Rows from a dataset of charts and code:
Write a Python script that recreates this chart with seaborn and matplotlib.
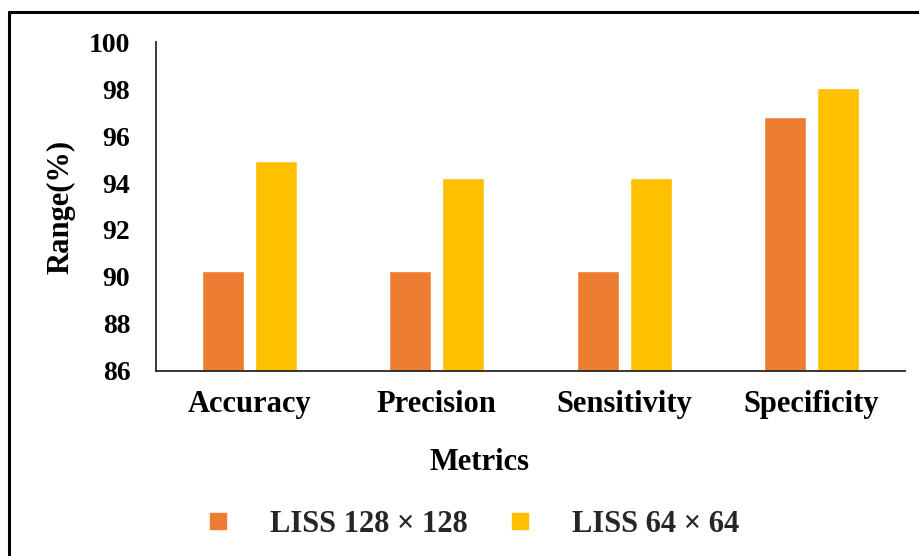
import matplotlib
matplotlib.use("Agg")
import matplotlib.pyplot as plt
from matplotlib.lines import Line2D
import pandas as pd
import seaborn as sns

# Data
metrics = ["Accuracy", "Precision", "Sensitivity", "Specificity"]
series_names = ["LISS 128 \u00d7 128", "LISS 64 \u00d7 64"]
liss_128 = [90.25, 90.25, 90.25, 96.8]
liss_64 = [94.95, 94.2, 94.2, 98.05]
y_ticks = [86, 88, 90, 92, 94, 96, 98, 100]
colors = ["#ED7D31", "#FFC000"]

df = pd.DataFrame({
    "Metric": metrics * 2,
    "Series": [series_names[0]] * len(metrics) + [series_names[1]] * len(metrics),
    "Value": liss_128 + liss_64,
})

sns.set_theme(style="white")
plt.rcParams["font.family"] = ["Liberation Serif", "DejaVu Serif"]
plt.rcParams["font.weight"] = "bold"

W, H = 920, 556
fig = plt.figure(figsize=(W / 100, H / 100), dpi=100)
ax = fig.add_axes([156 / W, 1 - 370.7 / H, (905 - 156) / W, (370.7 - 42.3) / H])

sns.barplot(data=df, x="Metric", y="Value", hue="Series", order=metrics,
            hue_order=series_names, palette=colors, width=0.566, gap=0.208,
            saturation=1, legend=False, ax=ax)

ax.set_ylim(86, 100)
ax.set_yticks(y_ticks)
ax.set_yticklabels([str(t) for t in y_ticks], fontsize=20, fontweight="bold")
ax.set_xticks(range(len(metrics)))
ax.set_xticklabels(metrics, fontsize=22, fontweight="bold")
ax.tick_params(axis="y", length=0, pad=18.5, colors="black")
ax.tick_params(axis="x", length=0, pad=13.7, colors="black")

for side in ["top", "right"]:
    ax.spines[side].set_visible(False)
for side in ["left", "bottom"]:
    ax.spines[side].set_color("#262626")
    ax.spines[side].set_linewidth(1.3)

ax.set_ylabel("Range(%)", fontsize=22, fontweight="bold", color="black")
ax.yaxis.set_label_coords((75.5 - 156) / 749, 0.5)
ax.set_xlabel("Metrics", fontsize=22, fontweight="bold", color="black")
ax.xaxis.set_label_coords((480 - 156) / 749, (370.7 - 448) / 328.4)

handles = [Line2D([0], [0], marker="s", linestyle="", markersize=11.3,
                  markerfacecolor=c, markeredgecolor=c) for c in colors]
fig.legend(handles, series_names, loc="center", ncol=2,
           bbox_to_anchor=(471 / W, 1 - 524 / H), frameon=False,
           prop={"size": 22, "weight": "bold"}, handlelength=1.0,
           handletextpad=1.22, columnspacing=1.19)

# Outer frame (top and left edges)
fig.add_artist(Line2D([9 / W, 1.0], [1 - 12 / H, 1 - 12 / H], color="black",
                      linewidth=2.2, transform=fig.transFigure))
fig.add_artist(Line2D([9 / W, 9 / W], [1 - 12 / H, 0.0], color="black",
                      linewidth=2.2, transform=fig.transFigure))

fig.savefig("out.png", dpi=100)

...

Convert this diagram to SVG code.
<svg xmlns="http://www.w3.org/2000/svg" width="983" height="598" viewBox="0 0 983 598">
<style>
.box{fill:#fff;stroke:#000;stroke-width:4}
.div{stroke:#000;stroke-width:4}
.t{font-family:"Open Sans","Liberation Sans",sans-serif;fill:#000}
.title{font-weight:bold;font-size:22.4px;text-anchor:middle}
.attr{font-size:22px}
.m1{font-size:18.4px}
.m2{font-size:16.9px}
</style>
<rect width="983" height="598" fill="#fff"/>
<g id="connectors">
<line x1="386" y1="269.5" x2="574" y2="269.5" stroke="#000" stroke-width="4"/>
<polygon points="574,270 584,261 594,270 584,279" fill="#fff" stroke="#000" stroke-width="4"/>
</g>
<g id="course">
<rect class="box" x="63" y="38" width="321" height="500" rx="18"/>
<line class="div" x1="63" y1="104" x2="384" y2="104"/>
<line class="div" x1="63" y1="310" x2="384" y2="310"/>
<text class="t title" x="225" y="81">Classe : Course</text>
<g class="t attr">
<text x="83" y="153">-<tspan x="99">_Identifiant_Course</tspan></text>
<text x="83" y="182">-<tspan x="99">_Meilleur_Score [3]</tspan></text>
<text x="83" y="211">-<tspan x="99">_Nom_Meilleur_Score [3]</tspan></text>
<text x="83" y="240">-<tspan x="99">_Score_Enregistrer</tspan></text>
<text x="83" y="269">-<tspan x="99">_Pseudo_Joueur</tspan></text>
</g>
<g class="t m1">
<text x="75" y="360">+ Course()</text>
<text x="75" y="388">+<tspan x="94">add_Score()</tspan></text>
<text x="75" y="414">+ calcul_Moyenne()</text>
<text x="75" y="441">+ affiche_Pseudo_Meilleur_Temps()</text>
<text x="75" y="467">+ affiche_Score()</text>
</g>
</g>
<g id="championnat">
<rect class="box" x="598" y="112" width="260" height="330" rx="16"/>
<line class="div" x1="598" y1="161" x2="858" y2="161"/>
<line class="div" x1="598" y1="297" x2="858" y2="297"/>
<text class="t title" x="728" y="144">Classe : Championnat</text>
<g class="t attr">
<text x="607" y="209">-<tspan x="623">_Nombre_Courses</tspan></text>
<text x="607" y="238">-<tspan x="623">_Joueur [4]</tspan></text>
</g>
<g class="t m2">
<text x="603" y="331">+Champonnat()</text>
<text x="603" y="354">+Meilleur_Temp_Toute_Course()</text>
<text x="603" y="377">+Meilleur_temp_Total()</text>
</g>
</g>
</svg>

The exercise
Each line above that holds the string "this" should be copied and shown.

Response below
Write a Python script that recreates this chart with seaborn and matplotlib.
Convert this diagram to SVG code.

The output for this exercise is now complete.